◆ Listed entries ◆
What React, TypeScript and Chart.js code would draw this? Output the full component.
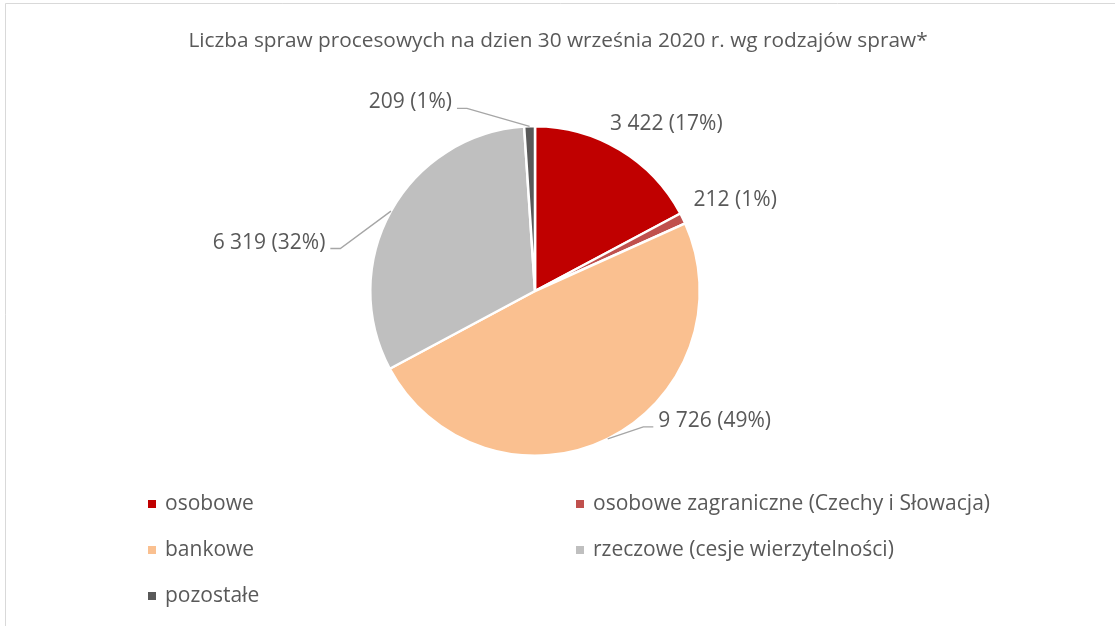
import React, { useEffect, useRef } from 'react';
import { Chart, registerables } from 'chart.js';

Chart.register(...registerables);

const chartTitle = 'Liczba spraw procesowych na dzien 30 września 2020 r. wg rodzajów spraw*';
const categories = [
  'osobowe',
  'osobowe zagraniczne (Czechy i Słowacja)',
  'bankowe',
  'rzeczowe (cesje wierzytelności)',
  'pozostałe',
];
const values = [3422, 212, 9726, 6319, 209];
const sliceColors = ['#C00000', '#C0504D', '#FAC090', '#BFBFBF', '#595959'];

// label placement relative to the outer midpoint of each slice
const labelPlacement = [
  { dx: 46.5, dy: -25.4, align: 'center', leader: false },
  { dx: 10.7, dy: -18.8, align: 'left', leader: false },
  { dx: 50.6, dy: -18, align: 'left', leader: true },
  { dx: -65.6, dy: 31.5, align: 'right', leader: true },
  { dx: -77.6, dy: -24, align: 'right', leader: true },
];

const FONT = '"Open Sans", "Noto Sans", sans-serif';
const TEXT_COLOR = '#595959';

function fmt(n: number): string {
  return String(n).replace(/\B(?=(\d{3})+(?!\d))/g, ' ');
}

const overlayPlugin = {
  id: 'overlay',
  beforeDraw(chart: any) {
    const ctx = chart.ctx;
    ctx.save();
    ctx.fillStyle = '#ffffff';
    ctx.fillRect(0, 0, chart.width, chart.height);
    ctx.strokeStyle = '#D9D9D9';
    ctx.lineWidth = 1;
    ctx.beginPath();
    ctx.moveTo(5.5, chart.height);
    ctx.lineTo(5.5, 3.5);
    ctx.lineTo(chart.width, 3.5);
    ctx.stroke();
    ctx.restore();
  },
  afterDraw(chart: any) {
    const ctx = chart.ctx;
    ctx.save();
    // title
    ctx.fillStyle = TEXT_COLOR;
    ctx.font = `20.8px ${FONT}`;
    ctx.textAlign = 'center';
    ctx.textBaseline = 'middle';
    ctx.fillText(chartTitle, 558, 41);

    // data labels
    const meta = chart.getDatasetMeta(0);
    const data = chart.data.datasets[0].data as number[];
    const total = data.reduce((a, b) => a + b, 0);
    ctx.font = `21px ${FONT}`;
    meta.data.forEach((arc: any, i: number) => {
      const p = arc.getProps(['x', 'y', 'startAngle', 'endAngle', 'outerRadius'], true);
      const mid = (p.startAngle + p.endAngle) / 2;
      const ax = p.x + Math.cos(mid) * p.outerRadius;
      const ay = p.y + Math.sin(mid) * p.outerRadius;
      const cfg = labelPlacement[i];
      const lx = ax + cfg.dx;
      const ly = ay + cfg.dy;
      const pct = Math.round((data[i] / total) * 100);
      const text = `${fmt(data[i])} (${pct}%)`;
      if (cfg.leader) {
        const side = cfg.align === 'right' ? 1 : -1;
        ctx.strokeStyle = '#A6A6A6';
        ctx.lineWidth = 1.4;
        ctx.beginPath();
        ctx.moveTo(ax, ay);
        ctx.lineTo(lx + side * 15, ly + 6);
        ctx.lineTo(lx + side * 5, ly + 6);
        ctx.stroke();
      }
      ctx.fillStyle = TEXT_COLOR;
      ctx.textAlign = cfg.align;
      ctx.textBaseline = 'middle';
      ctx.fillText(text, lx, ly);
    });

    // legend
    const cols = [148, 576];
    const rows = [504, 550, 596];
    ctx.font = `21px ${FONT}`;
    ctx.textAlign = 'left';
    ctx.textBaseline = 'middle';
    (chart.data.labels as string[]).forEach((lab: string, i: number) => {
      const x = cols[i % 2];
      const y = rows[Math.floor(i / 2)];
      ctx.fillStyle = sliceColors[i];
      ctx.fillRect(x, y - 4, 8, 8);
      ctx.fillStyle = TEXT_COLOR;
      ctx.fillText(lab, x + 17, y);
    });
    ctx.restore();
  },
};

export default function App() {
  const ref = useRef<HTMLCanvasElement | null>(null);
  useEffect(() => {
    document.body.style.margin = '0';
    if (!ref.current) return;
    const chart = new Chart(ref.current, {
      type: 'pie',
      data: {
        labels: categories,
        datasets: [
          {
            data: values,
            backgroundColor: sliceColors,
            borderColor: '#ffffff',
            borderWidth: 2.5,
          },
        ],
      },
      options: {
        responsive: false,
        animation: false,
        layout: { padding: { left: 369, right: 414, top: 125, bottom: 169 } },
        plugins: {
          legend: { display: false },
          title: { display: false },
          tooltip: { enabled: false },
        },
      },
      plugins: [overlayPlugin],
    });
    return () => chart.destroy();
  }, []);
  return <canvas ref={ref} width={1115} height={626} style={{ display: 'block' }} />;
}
---
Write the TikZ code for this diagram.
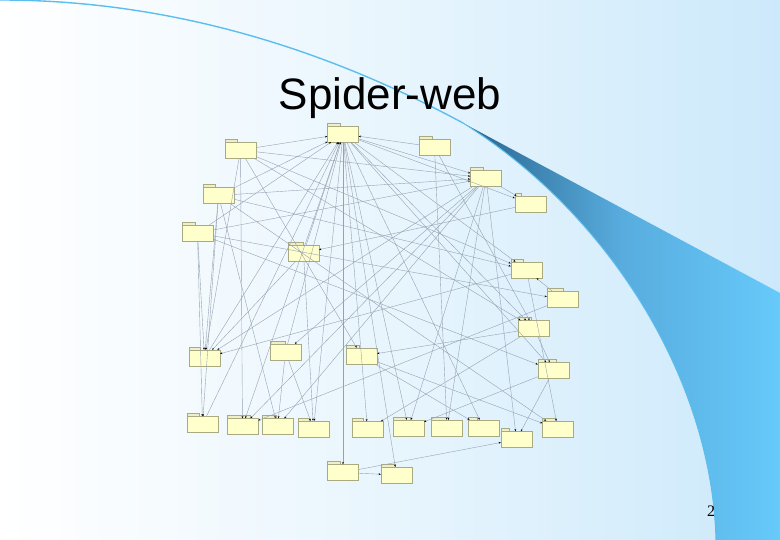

◆ Given task ◆
Extract exactly, and only, the lines from the one with "What React, TypeScript" to the one with "['#C00000', '#C0504D', '#FAC090', '#BFBFBF', '#595959'];", both ends counted. Leave the images behind.

◆ Full solution ◆
What React, TypeScript and Chart.js code would draw this? Output the full component.
import React, { useEffect, useRef } from 'react';
import { Chart, registerables } from 'chart.js';

Chart.register(...registerables);

const chartTitle = 'Liczba spraw procesowych na dzien 30 września 2020 r. wg rodzajów spraw*';
const categories = [
  'osobowe',
  'osobowe zagraniczne (Czechy i Słowacja)',
  'bankowe',
  'rzeczowe (cesje wierzytelności)',
  'pozostałe',
];
const values = [3422, 212, 9726, 6319, 209];
const sliceColors = ['#C00000', '#C0504D', '#FAC090', '#BFBFBF', '#595959'];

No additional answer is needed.